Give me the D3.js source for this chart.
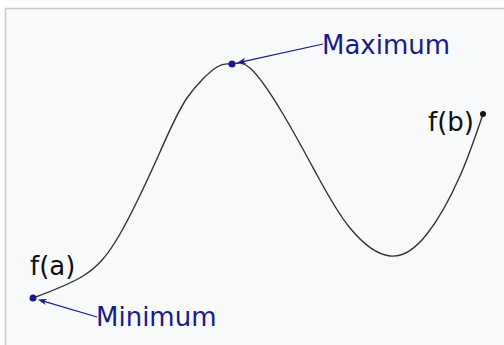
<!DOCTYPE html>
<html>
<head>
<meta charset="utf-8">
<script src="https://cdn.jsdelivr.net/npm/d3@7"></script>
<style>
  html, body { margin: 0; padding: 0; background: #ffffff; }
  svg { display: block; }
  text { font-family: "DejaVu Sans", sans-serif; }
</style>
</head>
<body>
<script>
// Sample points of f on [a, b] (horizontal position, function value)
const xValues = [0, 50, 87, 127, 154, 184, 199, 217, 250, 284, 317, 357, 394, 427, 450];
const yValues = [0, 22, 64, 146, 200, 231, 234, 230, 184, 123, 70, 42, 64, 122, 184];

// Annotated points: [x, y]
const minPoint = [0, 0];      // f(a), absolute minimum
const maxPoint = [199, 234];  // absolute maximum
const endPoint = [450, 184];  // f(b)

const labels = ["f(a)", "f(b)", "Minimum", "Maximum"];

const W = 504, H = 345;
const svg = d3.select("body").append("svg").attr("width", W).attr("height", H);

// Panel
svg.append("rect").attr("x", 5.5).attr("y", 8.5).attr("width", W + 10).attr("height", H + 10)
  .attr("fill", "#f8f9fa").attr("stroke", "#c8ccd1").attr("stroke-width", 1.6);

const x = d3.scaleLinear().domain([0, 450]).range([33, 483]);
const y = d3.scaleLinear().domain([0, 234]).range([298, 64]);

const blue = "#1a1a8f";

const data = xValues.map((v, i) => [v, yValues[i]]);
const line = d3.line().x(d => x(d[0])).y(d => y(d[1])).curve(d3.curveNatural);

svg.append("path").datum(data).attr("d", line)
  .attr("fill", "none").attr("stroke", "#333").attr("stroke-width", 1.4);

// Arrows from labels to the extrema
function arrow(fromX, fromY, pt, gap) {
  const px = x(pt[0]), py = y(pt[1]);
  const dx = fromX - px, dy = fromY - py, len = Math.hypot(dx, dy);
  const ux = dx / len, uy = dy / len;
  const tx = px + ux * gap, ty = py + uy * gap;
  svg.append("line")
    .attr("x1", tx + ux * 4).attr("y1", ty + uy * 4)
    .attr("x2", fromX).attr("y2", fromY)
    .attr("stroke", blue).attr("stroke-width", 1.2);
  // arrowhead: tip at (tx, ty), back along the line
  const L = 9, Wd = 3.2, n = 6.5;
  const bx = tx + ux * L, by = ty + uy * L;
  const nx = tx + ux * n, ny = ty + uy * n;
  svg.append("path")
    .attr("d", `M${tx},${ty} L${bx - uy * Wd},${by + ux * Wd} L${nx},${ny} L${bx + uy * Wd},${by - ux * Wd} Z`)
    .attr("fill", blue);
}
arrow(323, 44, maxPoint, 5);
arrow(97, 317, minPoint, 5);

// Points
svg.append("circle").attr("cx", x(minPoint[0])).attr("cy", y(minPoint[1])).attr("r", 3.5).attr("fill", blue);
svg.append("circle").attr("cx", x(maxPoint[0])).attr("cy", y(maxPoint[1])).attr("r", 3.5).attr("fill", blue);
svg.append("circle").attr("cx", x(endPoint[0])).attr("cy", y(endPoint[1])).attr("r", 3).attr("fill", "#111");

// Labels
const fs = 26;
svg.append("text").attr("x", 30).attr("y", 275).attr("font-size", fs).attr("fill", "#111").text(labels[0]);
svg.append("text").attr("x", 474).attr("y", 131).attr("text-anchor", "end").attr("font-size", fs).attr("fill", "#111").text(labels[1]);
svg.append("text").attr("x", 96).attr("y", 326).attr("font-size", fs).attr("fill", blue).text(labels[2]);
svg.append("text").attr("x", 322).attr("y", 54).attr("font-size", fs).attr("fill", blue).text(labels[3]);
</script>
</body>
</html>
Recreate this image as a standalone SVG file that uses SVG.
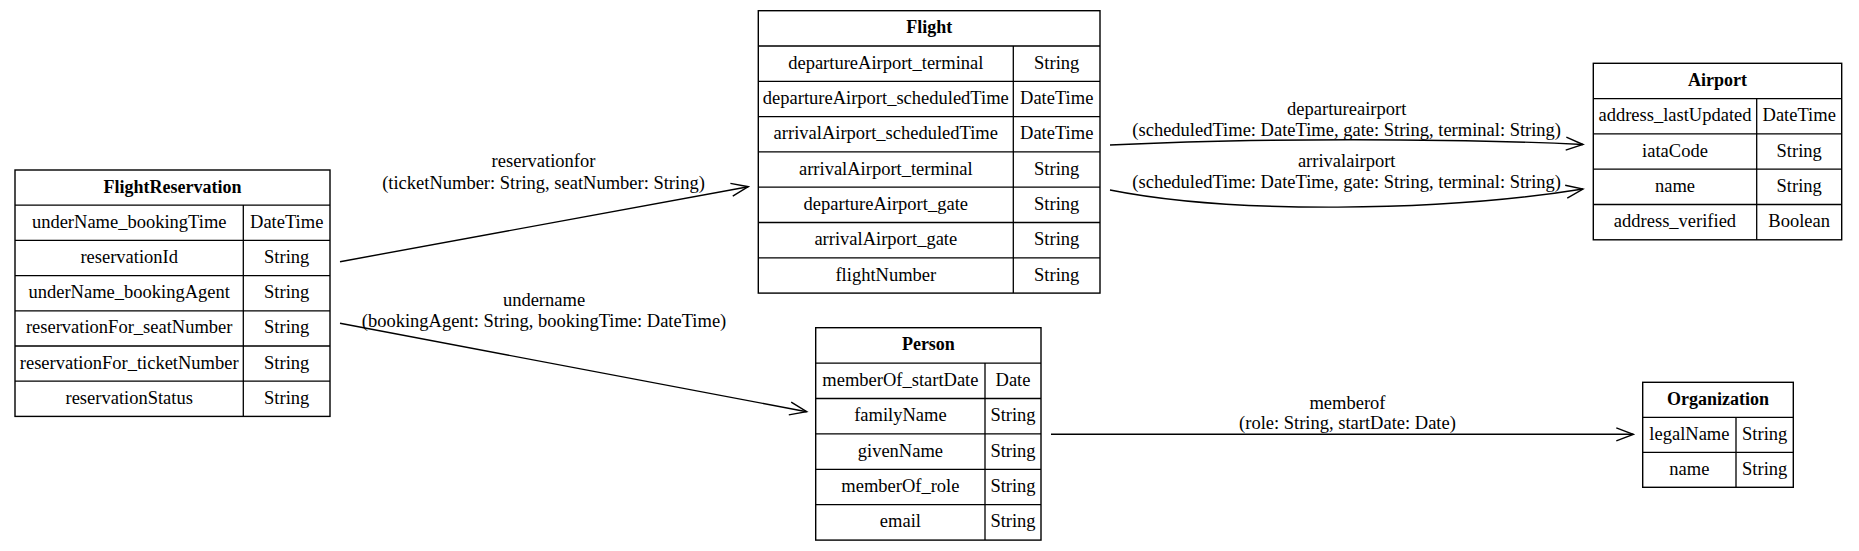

__Instructions to follow__. Skip every picture and transcribe the data above exactly.

__Solved exercise__.
Give me the D3.js source for this chart.
<!DOCTYPE html>
<html>
<head>
<meta charset="utf-8">
<script src="https://cdn.jsdelivr.net/npm/d3@7"></script>
<style>
  html, body { margin: 0; padding: 0; background: #ffffff; }
  svg { display: block; }
  text { font-family: "DejaVu Sans", sans-serif; }
</style>
</head>
<body>
<script>
// Sample points of f on [a, b] (horizontal position, function value)
const xValues = [0, 50, 87, 127, 154, 184, 199, 217, 250, 284, 317, 357, 394, 427, 450];
const yValues = [0, 22, 64, 146, 200, 231, 234, 230, 184, 123, 70, 42, 64, 122, 184];

// Annotated points: [x, y]
const minPoint = [0, 0];      // f(a), absolute minimum
const maxPoint = [199, 234];  // absolute maximum
const endPoint = [450, 184];  // f(b)

const labels = ["f(a)", "f(b)", "Minimum", "Maximum"];

const W = 504, H = 345;
const svg = d3.select("body").append("svg").attr("width", W).attr("height", H);

// Panel
svg.append("rect").attr("x", 5.5).attr("y", 8.5).attr("width", W + 10).attr("height", H + 10)
  .attr("fill", "#f8f9fa").attr("stroke", "#c8ccd1").attr("stroke-width", 1.6);

const x = d3.scaleLinear().domain([0, 450]).range([33, 483]);
const y = d3.scaleLinear().domain([0, 234]).range([298, 64]);

const blue = "#1a1a8f";

const data = xValues.map((v, i) => [v, yValues[i]]);
const line = d3.line().x(d => x(d[0])).y(d => y(d[1])).curve(d3.curveNatural);

svg.append("path").datum(data).attr("d", line)
  .attr("fill", "none").attr("stroke", "#333").attr("stroke-width", 1.4);

// Arrows from labels to the extrema
function arrow(fromX, fromY, pt, gap) {
  const px = x(pt[0]), py = y(pt[1]);
  const dx = fromX - px, dy = fromY - py, len = Math.hypot(dx, dy);
  const ux = dx / len, uy = dy / len;
  const tx = px + ux * gap, ty = py + uy * gap;
  svg.append("line")
    .attr("x1", tx + ux * 4).attr("y1", ty + uy * 4)
    .attr("x2", fromX).attr("y2", fromY)
    .attr("stroke", blue).attr("stroke-width", 1.2);
  // arrowhead: tip at (tx, ty), back along the line
  const L = 9, Wd = 3.2, n = 6.5;
  const bx = tx + ux * L, by = ty + uy * L;
  const nx = tx + ux * n, ny = ty + uy * n;
  svg.append("path")
    .attr("d", `M${tx},${ty} L${bx - uy * Wd},${by + ux * Wd} L${nx},${ny} L${bx + uy * Wd},${by - ux * Wd} Z`)
    .attr("fill", blue);
}
arrow(323, 44, maxPoint, 5);
arrow(97, 317, minPoint, 5);

// Points
svg.append("circle").attr("cx", x(minPoint[0])).attr("cy", y(minPoint[1])).attr("r", 3.5).attr("fill", blue);
svg.append("circle").attr("cx", x(maxPoint[0])).attr("cy", y(maxPoint[1])).attr("r", 3.5).attr("fill", blue);
svg.append("circle").attr("cx", x(endPoint[0])).attr("cy", y(endPoint[1])).attr("r", 3).attr("fill", "#111");

// Labels
const fs = 26;
svg.append("text").attr("x", 30).attr("y", 275).attr("font-size", fs).attr("fill", "#111").text(labels[0]);
svg.append("text").attr("x", 474).attr("y", 131).attr("text-anchor", "end").attr("font-size", fs).attr("fill", "#111").text(labels[1]);
svg.append("text").attr("x", 96).attr("y", 326).attr("font-size", fs).attr("fill", blue).text(labels[2]);
svg.append("text").attr("x", 322).attr("y", 54).attr("font-size", fs).attr("fill", blue).text(labels[3]);
</script>
</body>
</html>
Recreate this image as a standalone SVG file that uses SVG.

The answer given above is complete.